Businesses have always relied on an array of temperaments to carry out different creative functions—Earlies for more R&D, Middles for manufacturing and management, Lates for finance and marketing. But in times past, these various functions have been kept relatively separate. The more global, fast-paced businesses of the future will need to be dynamically integrated to function effectively. This is something we are seeing.

These changes will require fascinating changes both in how we view our own temperament and how we relate to others. The following excerpt from the future of art section in Hope and the Future describes some of these changes as they apply to Earlies in the workplace:

“Cultural Maturity predicts changes in how we view the artist’s role. With increasing frequency, we should find people of artistic temperament contributing outside the formal bounds of art. If Cultural Maturity’s predictions are accurate, every profession should have a growing need for people who are good at the new—both comfortable with change and facile with the imaginative capacities needed to envision the possible. For example, if business needs to be more creative and entrepreneurial, it needs more people natively skilled at imagining the yet unimagined. (And a few more imaginative types might greatly help the CIA stay ahead of the ingenuity of terrorists.)
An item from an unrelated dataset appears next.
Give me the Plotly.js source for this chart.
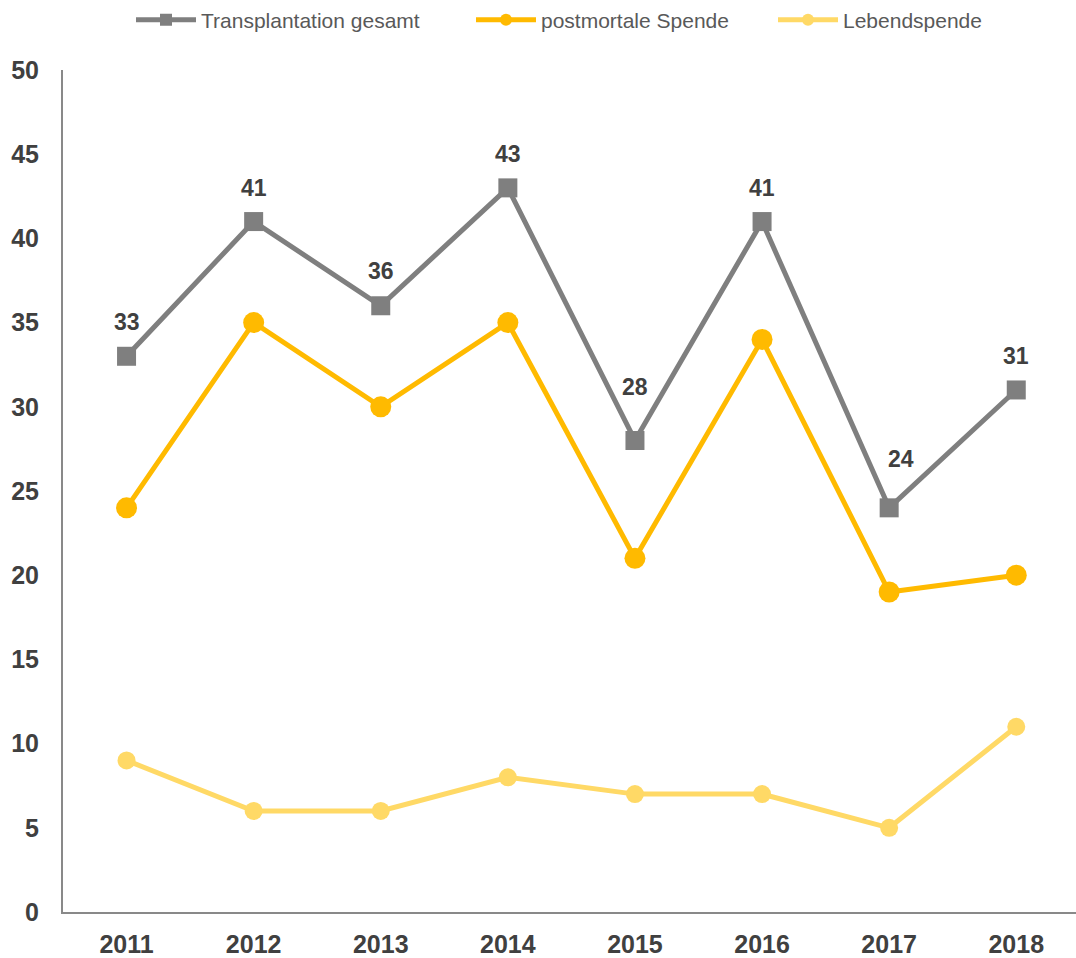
<!DOCTYPE html>
<html>
<head>
<meta charset="utf-8">
<script src="https://cdn.plot.ly/plotly-3.0.1.min.js"></script>
<style>html,body{margin:0;padding:0;background:#fff;}#chart{width:1076px;height:958px;}</style>
</head>
<body>
<div id="chart"></div>
<script>
const years = ['2011','2012','2013','2014','2015','2016','2017','2018'];
const gesamt = [33, 41, 36, 43, 28, 41, 24, 31];
const postmortal = [24, 35, 30, 35, 21, 34, 19, 20];
const lebend = [9, 6, 6, 8, 7, 7, 5, 11];
const seriesNames = ['Transplantation gesamt', 'postmortale Spende', 'Lebendspende'];
const yTicks = [0, 5, 10, 15, 20, 25, 30, 35, 40, 45, 50];

const FONT = 'Liberation Sans, Arial, sans-serif';

// label placement (pixel offsets from each point), as in the original chart
const labelOffsetX = [0, 0, 0, 0, 0, 0, 12, 0];
const labelOffsetY = [34, 34, 35, 34, 53, 34, 49, 34];

const traces = [
  {
    x: years, y: gesamt, name: seriesNames[0], type: 'scatter', mode: 'lines+markers',
    line: {color: '#7F7F7F', width: 5},
    marker: {symbol: 'square', size: 19, color: '#7F7F7F'},
    legend: 'legend', hoverinfo: 'skip'
  },
  {
    x: years, y: postmortal, name: seriesNames[1], type: 'scatter', mode: 'lines+markers',
    line: {color: '#FFBA00', width: 5},
    marker: {symbol: 'circle', size: 21, color: '#FFBA00'},
    legend: 'legend2', hoverinfo: 'skip'
  },
  {
    x: years, y: lebend, name: seriesNames[2], type: 'scatter', mode: 'lines+markers',
    line: {color: '#FFD966', width: 5},
    marker: {symbol: 'circle', size: 18, color: '#FFD966'},
    legend: 'legend3', hoverinfo: 'skip'
  }
];

const annotations = years.map((yr, i) => ({
  x: i, y: gesamt[i], xref: 'x', yref: 'y',
  text: String(gesamt[i]), showarrow: false,
  xshift: labelOffsetX[i], yshift: labelOffsetY[i], xanchor: 'center', yanchor: 'middle',
  font: {family: FONT, size: 23, color: '#404040', weight: 'bold'}
}));

function leg(xpx) {
  return {
    orientation: 'h', xref: 'container', yref: 'container',
    x: xpx / 1076, xanchor: 'left', y: 1 - 20 / 958, yanchor: 'middle',
    font: {family: FONT, size: 21, color: '#595959'},
    itemwidth: 60, itemsizing: 'constant', bgcolor: 'rgba(0,0,0,0)'
  };
}

const layout = {
  width: 1076, height: 958,
  margin: {l: 63, r: 0, t: 70, b: 46, pad: 0},
  paper_bgcolor: '#ffffff', plot_bgcolor: '#ffffff',
  showlegend: true,
  legend: leg(131),
  legend2: leg(471),
  legend3: leg(773),
  xaxis: {
    type: 'category', range: [-0.5, 7.47],
    showline: true, linecolor: '#898989', linewidth: 2,
    showgrid: false, zeroline: false, ticks: '',
    ticklabelstandoff: 9,
    tickfont: {family: FONT, size: 25, color: '#404040', weight: 'bold'},
    fixedrange: true
  },
  yaxis: {
    range: [0, 50], tickmode: 'array', tickvals: yTicks, ticktext: yTicks.map(String),
    showline: true, linecolor: '#898989', linewidth: 2,
    showgrid: false, zeroline: false, ticks: '',
    ticklabelstandoff: 17,
    tickfont: {family: FONT, size: 25, color: '#404040', weight: 'bold'},
    fixedrange: true
  },
  annotations: annotations,
  hovermode: false
};

Plotly.newPlot('chart', traces, layout, {displayModeBar: false, staticPlot: true});
</script>
</body>
</html>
Venturing into realms outside the usual bounds of art presents a two-edged challenge for the person of artistic temperament. On one hand there are new opportunities and a new valuing of and potency in the artistic person’s natural strengths. At the same time, the new roles often demand functioning in formal work environments, making schedules, working more directly with people, and accessing left-brain capacities as much as right—things the person of more artistic temperament may not be good at or find, at least as conventionally conceived, satisfying. This meeting of worlds will require stretching all around—both a willingness among people of artistic temperament who wish to make this bridge to rethink aspects of their lives, and a willingness on the part of those who structure work environments to provide options that better support and nurture the artistic personality.”